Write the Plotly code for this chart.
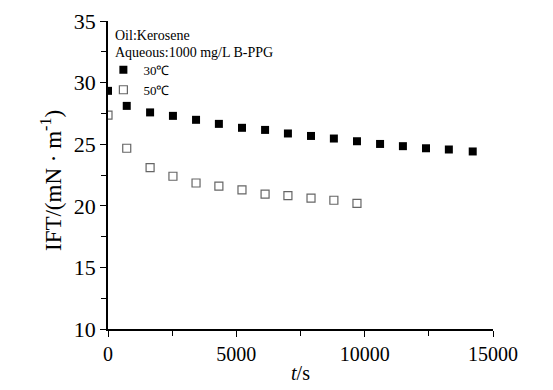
import plotly.graph_objects as go

t30 = [0, 730, 1640, 2530, 3430, 4320, 5220, 6120, 7010, 7910, 8800, 9700, 10600, 11490, 12390, 13280, 14210]
ift30 = [29.33, 28.11, 27.58, 27.30, 26.98, 26.65, 26.33, 26.16, 25.87, 25.67, 25.46, 25.24, 25.02, 24.84, 24.67, 24.57, 24.41]
t50 = [0, 730, 1640, 2530, 3430, 4320, 5220, 6120, 7010, 7910, 8800, 9700]
ift50 = [27.36, 24.67, 23.10, 22.40, 21.85, 21.60, 21.30, 20.94, 20.83, 20.63, 20.45, 20.20]
x_ticks = [0, 5000, 10000, 15000]
x_ticktext = ["0", "5000", "10000", "15000"]
y_ticks = [10, 15, 20, 25, 30, 35]

font = "Liberation Serif, Times New Roman, serif"

fig = go.Figure()
fig.add_trace(go.Scatter(x=t30, y=ift30, mode="markers", name="30℃",
                         marker=dict(symbol="square", size=8, color="black")))
fig.add_trace(go.Scatter(x=t50, y=ift50, mode="markers", name="50℃",
                         marker=dict(symbol="square-open", size=8, color="#666666",
                                     line=dict(width=1.2, color="#666666"))))

fig.update_layout(
    width=553, height=390,
    margin=dict(l=108, r=60, t=21, b=61, autoexpand=False),
    paper_bgcolor="white", plot_bgcolor="white",
    font=dict(family=font, color="black"),
    showlegend=True,
    legend=dict(x=-0.012, y=0.89, xanchor="left", yanchor="top",
                font=dict(size=13, family=font), bgcolor="rgba(0,0,0,0)",
                itemwidth=30, tracegroupgap=0),
    xaxis=dict(range=[0, 15000], showline=True, linecolor="black", linewidth=1.5,
               ticks="outside", ticklen=6, tickwidth=1.2, tickcolor="black",
               tickvals=x_ticks, ticktext=x_ticktext, showgrid=False, zeroline=False,
               automargin=False,
               minor=dict(ticks="outside", ticklen=5, tickwidth=1.2, tickcolor="black",
                          tickvals=[2500, 7500, 12500], showgrid=False),
               tickfont=dict(size=20, family=font),
               title=dict(text="<i>t</i>/s", font=dict(size=20, family=font), standoff=2)),
    yaxis=dict(range=[10, 35], showline=True, linecolor="black", linewidth=1.5,
               ticks="outside", ticklen=6, tickwidth=1.2, tickcolor="black",
               tickvals=y_ticks, showgrid=False, zeroline=False,
               automargin=False,
               minor=dict(ticks="outside", ticklen=5, tickwidth=1.2, tickcolor="black",
                          tickvals=[12.5, 17.5, 22.5, 27.5, 32.5], showgrid=False),
               tickfont=dict(size=22, family=font)),
    annotations=[
        dict(text="Oil:Kerosene", x=0.012, y=0.985, xref="paper", yref="paper",
             xanchor="left", yanchor="top", showarrow=False, font=dict(size=14, family=font)),
        dict(text="Aqueous:1000 mg/L B-PPG", x=0.012, y=0.93, xref="paper", yref="paper",
             xanchor="left", yanchor="top", showarrow=False, font=dict(size=14, family=font)),
        dict(text="IFT/(mN · m<sup>-1</sup>)", x=-0.145, y=0.481, xref="paper", yref="paper",
             xanchor="center", yanchor="middle", textangle=-90, showarrow=False,
             font=dict(size=23, family=font)),
    ],
)

fig.write_html("out.html", config={"displayModeBar": False},
               post_script="document.body.style.margin='0';document.body.style.overflow='hidden';")
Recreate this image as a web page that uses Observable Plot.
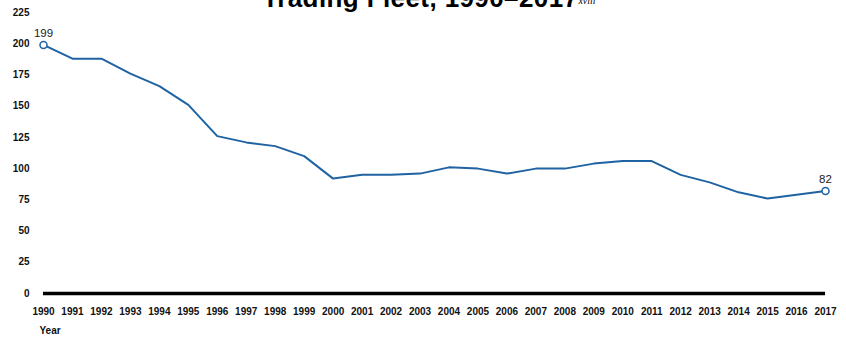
<!DOCTYPE html>
<html>
<head>
<meta charset="utf-8">
<script src="https://cdn.jsdelivr.net/npm/d3@7"></script>
<script src="https://cdn.jsdelivr.net/npm/@observablehq/plot@0.6"></script>
<style>
  body { margin: 0; background: #fff; font-family: "Liberation Sans", Arial, sans-serif; }
  #wrap { position: relative; width: 846px; height: 337px; overflow: hidden; }
  #title { position: absolute; top: -17px; left: 0; width: 846px; text-align: center; padding-left: 12px; box-sizing: border-box;
           font: bold 26px/30px "Liberation Sans", Arial, sans-serif; letter-spacing: 0.4px; color: #000; white-space: nowrap; }
  #title sup { font-size: 10px; font-weight: normal; font-family: "Liberation Serif", serif; font-style: italic; vertical-align: 3px; letter-spacing: 0; }
  #chart { position: absolute; top: 0; left: 0; }
</style>
</head>
<body>
<div id="wrap">
  <div id="chart"></div>
  <div id="title">Trading Fleet, 1990–2017<sup>xviii</sup></div>
</div>
<script>
const years = [1990,1991,1992,1993,1994,1995,1996,1997,1998,1999,2000,2001,2002,2003,2004,2005,2006,2007,2008,2009,2010,2011,2012,2013,2014,2015,2016,2017];
const vessels = [199,188,188,176,166,151,126,121,118,110,92,95,95,96,101,100,96,100,100,104,106,106,95,89,81,76,79,82];
const yTicks = [0,25,50,75,100,125,150,175,200,225];
const xLabel = "Year";

const data = years.map((y, i) => ({year: y, value: vessels[i]}));
const ends = [data[0], data[data.length - 1]];
const blue = "#1f63a3";

const chart = Plot.plot({
  width: 846,
  height: 337,
  marginTop: 12,
  marginBottom: 44,
  marginLeft: 43,
  marginRight: 21,
  style: {fontFamily: "'Liberation Sans', Arial, sans-serif", fontSize: "10px", background: "transparent"},
  x: {domain: [1990, 2017], label: null},
  y: {domain: [0, 225], label: null},
  marks: [
    Plot.axisY({ticks: yTicks, tickSize: 0, tickPadding: 14, fontWeight: "bold", fontSize: 10, fill: "#111"}),
    Plot.axisX({ticks: years, tickFormat: "d", tickSize: 0, tickPadding: 14, fontWeight: "bold", fontSize: 10, fill: "#111"}),
    Plot.text([xLabel], {frameAnchor: "bottom-left", dx: -4, dy: 40, text: d => d, fontWeight: "bold", fontSize: 10, fill: "#111", textAnchor: "start"}),
    Plot.ruleY([0], {stroke: "#000", strokeWidth: 3.5}),
    Plot.line(data, {x: "year", y: "value", stroke: blue, strokeWidth: 2}),
    Plot.dot(ends, {x: "year", y: "value", r: 3.5, stroke: blue, fill: "#fff", strokeWidth: 1.5}),
    Plot.text(ends, {x: "year", y: "value", text: d => String(d.value), dy: -12, fontSize: 11.5, fill: "#222"})
  ]
});
document.getElementById("chart").append(chart);
</script>
</body>
</html>
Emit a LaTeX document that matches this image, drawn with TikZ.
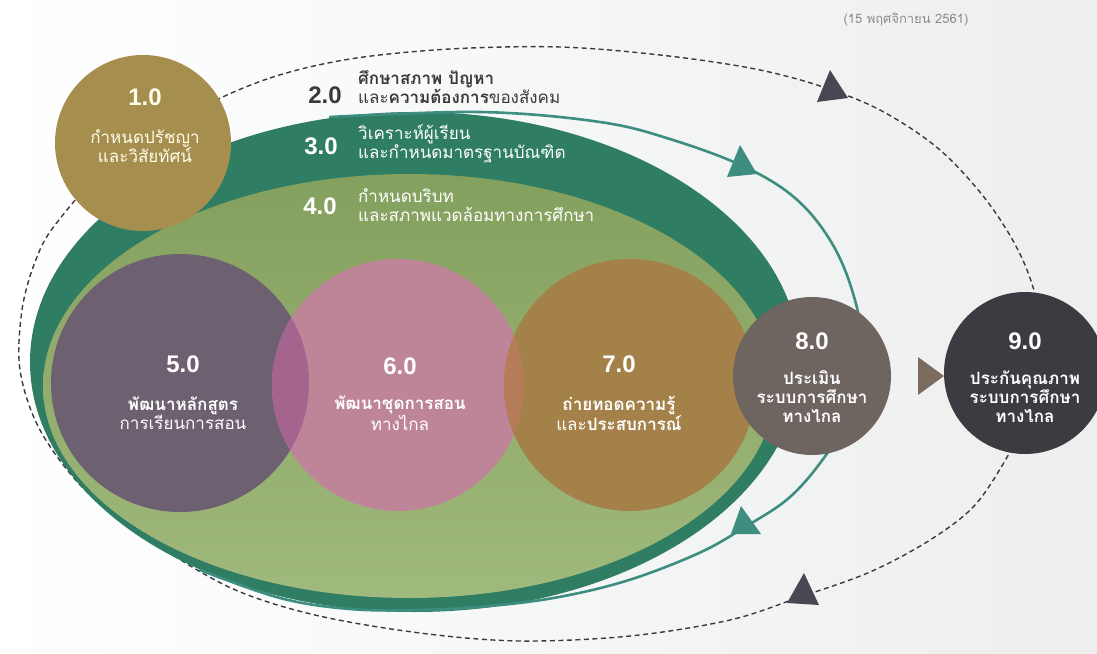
\documentclass[tikz,border=0pt]{standalone}
\usepackage{fontspec}
\setmainfont{Liberation Sans}
\newfontfamily\thai[Script=Thai]{Loma}
\usetikzlibrary{calc}
\definecolor{bgR}{HTML}{ECEFEE}
\definecolor{dashc}{HTML}{3A3A3A}
\definecolor{dgreen}{HTML}{2F7D63}
\definecolor{oliveT}{HTML}{84A05E}
\definecolor{oliveB}{HTML}{A0B97C}
\definecolor{tealc}{HTML}{3D8E80}
\definecolor{darkarr}{HTML}{474852}
\definecolor{cOne}{HTML}{A68E4F}
\definecolor{cFive}{HTML}{6D6070}
\definecolor{cSix}{HTML}{BE8599}
\definecolor{cSeven}{HTML}{A5814A}
\definecolor{cEight}{HTML}{6E6460}
\definecolor{cNine}{HTML}{3A3C41}
\definecolor{ovFS}{HTML}{A4648E}
\definecolor{ovSS}{HTML}{B47C58}
\definecolor{triC}{HTML}{7B6C5F}
\definecolor{txtDark}{HTML}{3A3A3A}
\definecolor{dateC}{HTML}{8C8C8C}
\tikzset{
  circ/.style={circle, inner sep=0pt, draw=none},
  numtxt/.style={font=\fontsize{24}{26}\selectfont\bfseries, text=white, inner sep=0pt},
  thaitxt/.style={font=\thai\fontsize{17}{19}\selectfont, text=white, align=center, inner sep=0pt},
  thaileft/.style={font=\thai\fontsize{17}{19}\selectfont, text=white, align=left, anchor=west, inner sep=0pt},
  dashline/.style={draw=dashc, line width=1.4pt, dash pattern=on 5pt off 3.5pt},
  tealline/.style={draw=tealc, line width=2.6pt, line cap=round},
}
\begin{document}
\begin{tikzpicture}[x=1pt,y=-1pt]
\useasboundingbox (0,0) rectangle (1097,653);
\shade[left color=white, right color=bgR] (0,0) rectangle (1097,653);

% outer dashed cycle
\draw[dashline] plot[smooth cycle, tension=0.55] coordinates {
 (197,110) (270,78) (350,59) (450,49) (560,47) (660,55) (750,68) (817,85)
 (880,110) (940,150) (990,205) (1025,265) (1042,330) (1035,400) (1010,452)
 (975,505) (930,540) (870,572) (800,597) (730,620) (630,636) (520,641)
 (420,633) (315,615) (231,588) (150,540) (85,490) (40,430) (20,370) (22,310)
 (35,262) (55,225) (110,165)};

% ellipses 3.0 and 4.0
\fill[dgreen] (415,362) ellipse [x radius=385pt, y radius=250pt];
\shade[top color=oliveT, bottom color=oliveB] (409,386) ellipse [x radius=366pt, y radius=212pt];

% teal cycle line
\draw[tealline] plot[smooth, tension=0.6] coordinates {
 (330,117) (480,112) (600,122) (673,140) (745,167) (795,198) (830,240) (852,290)
 (862,345) (852,410) (826,455) (790,497) (745,527) (699,553) (629,580) (559,597)
 (490,606) (420,610) (350,609) (280,598) (200,570)};

% arrowheads
\coordinate (tA) at (757,174); \coordinate (tA1) at (740,145); \coordinate (tA2) at (727,177);
\coordinate (tB) at (731,534); \coordinate (tB1) at (741,506); \coordinate (tB2) at (761,534);
\coordinate (dA) at (848,98);  \coordinate (dA1) at (830,70);  \coordinate (dA2) at (817,102);
\coordinate (dB) at (787,603); \coordinate (dB1) at (804,573); \coordinate (dB2) at (819,605);
\fill[tealc] (tA) -- (tA1) -- (tA2) -- cycle;
\fill[tealc] (tB) -- (tB1) -- (tB2) -- cycle;
\fill[darkarr] (dA) -- (dA1) -- (dA2) -- cycle;
\fill[darkarr] (dB) -- (dB1) -- (dB2) -- cycle;

% circles
\node[circ, fill=cOne, minimum size=176pt] (c1) at (143,143) {};
\node[circ, fill=cFive, minimum size=258pt] (c5) at (180,383) {};
\node[circ, fill=cSix, minimum size=252pt] (c6) at (398,385) {};
\node[circ, fill=cSeven, minimum size=252pt] (c7) at (630,385) {};
\begin{scope}
  \clip (180,383) circle [radius=129pt];
  \fill[ovFS] (398,385) circle [radius=126pt];
\end{scope}
\begin{scope}
  \clip (398,385) circle [radius=126pt];
  \fill[ovSS] (630,385) circle [radius=126pt];
\end{scope}
\node[circ, fill=cEight, minimum size=158pt] (c8) at (812,376) {};
\node[circ, fill=cNine, minimum size=162pt] (c9) at (1025,373) {};
\fill[triC] (918,357) -- (944,376) -- (918,395) -- cycle;

% texts
\node[font=\thai\fontsize{13}{15}\selectfont, text=dateC, inner sep=0pt] (date) at (906,20) {(15 พฤศจิกายน 2561)};

\node[numtxt, text=white!92!yellow] (n1) at (145,97) {1.0};
\node[thaitxt, text=white!92!yellow] (t1) at (145,146) {กำหนดปรัชญา\\และวิสัยทัศน์};

\node[numtxt, text=txtDark] (n2) at (325,95) {2.0};
\node[thaileft, text=txtDark] (t2) at (358,87) {{\bfseries ศึกษาสภาพ ปัญหา}\\และ{\bfseries ความต้องการ}ของสังคม};

\node[numtxt] (n3) at (321,146) {3.0};
\node[thaileft] (t3) at (358,144) {วิเคราะห์ผู้เรียน\\และกำหนดมาตรฐานบัณฑิต};

\node[numtxt] (n4) at (320,206) {4.0};
\node[thaileft] (t4) at (358,205) {กำหนดบริบท\\และสภาพแวดล้อมทางการศึกษา};

\node[numtxt] (n5) at (183,364) {5.0};
\node[thaitxt] (t5) at (183,413) {{\bfseries พัฒนาหลักสูตร}\\การเรียนการสอน};

\node[numtxt] (n6) at (400,366) {6.0};
\node[thaitxt] (t6) at (400,413) {{\bfseries พัฒนาชุดการสอน}\\ทางไกล};

\node[numtxt] (n7) at (619,364) {7.0};
\node[thaitxt] (t7) at (619,413) {{\bfseries ถ่ายทอดความรู้}\\และ{\bfseries ประสบการณ์}};

\node[numtxt] (n8) at (812,341) {8.0};
\node[thaitxt, font=\thai\bfseries\fontsize{17}{19}\selectfont] (t8) at (812,397) {ประเมิน\\ระบบการศึกษา\\ทางไกล};

\node[numtxt] (n9) at (1025,341) {9.0};
\node[thaitxt, font=\thai\bfseries\fontsize{17}{19}\selectfont] (t9) at (1025,397) {ประกันคุณภาพ\\ระบบการศึกษา\\ทางไกล};
\end{tikzpicture}
\end{document}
────────────────────────────────────────
Return, unchanged, the lines from the first line of the material through the line that holds "y_ticks = [10, 15, 20, 25, 30, 35]", inclusive, omitting pictures.

Write the Plotly code for this chart.
import plotly.graph_objects as go

t30 = [0, 730, 1640, 2530, 3430, 4320, 5220, 6120, 7010, 7910, 8800, 9700, 10600, 11490, 12390, 13280, 14210]
ift30 = [29.33, 28.11, 27.58, 27.30, 26.98, 26.65, 26.33, 26.16, 25.87, 25.67, 25.46, 25.24, 25.02, 24.84, 24.67, 24.57, 24.41]
t50 = [0, 730, 1640, 2530, 3430, 4320, 5220, 6120, 7010, 7910, 8800, 9700]
ift50 = [27.36, 24.67, 23.10, 22.40, 21.85, 21.60, 21.30, 20.94, 20.83, 20.63, 20.45, 20.20]
x_ticks = [0, 5000, 10000, 15000]
x_ticktext = ["0", "5000", "10000", "15000"]
y_ticks = [10, 15, 20, 25, 30, 35]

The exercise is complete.